- Garadepe Location in Turkmenistan
- Coordinates: 38°01′57″N 54°02′01″E﻿ / ﻿38.032547868711525°N 54.03348506018752°E
- Country: Turkmenistan
- Province: Balkan Province
- District: Esenguly District

Population (2022 official census)
- • Total: 9,016
- Time zone: UTC+5

= Garadepe =

Garadepe, previously known as Karadepe (in Russian: Карадепе), is a town in Balkan Province, Turkmenistan. 15 km east of Ekerem, an important oil terminal of the Caspian sea, the town is primarily dependent on the oil industry.
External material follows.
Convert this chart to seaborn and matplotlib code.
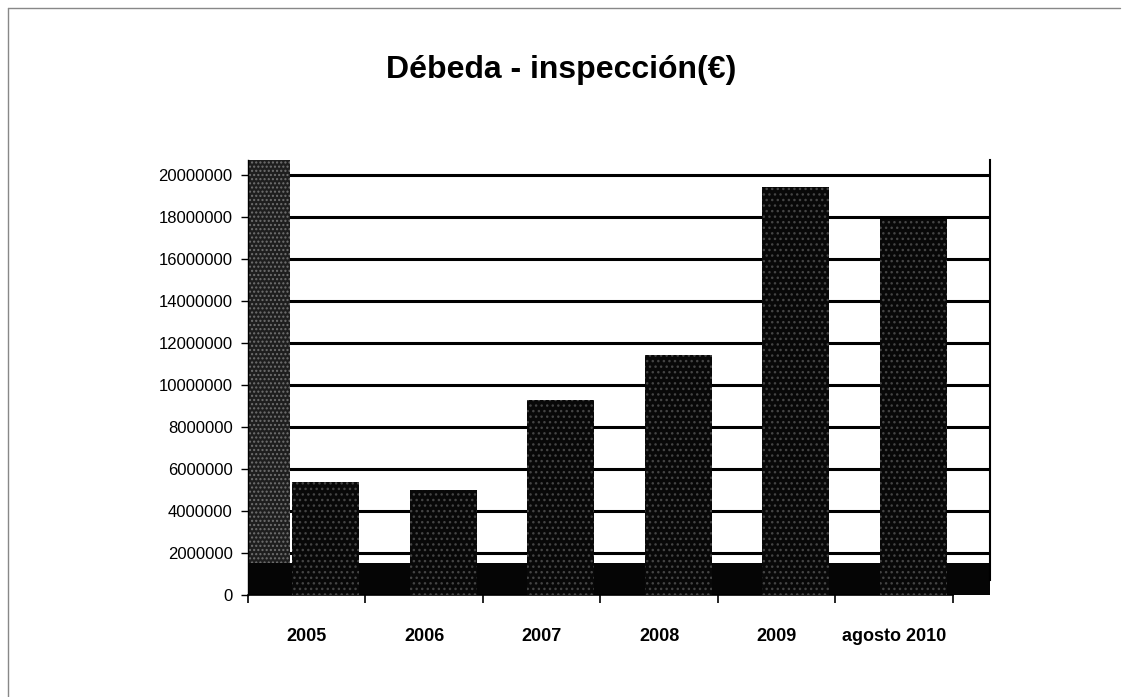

In 2022, it had a population of 9,016, making it the 2nd most populated place in Esenguly District.

== Etymology ==
In Turkmen, Garadepe is a compound of two words: "Gara" and "Depe," which translate to "Black" and "Hill" respectively.

== Overview ==
Although being the 2nd most populated settlement in Esenguly District, the town is very dependent on Ekerem, 15 km away, in many different sectors of activity. In 2012, a large sporting complex opened in Ekerem; yet, a certain amount of people frequenting the place were from Garadepe, highlighting a lack of infrastructure.

== History ==
The settlement is granted a "city-like" status on 23 August 1990 by the Supreme Soviet of the Turkmen SSR.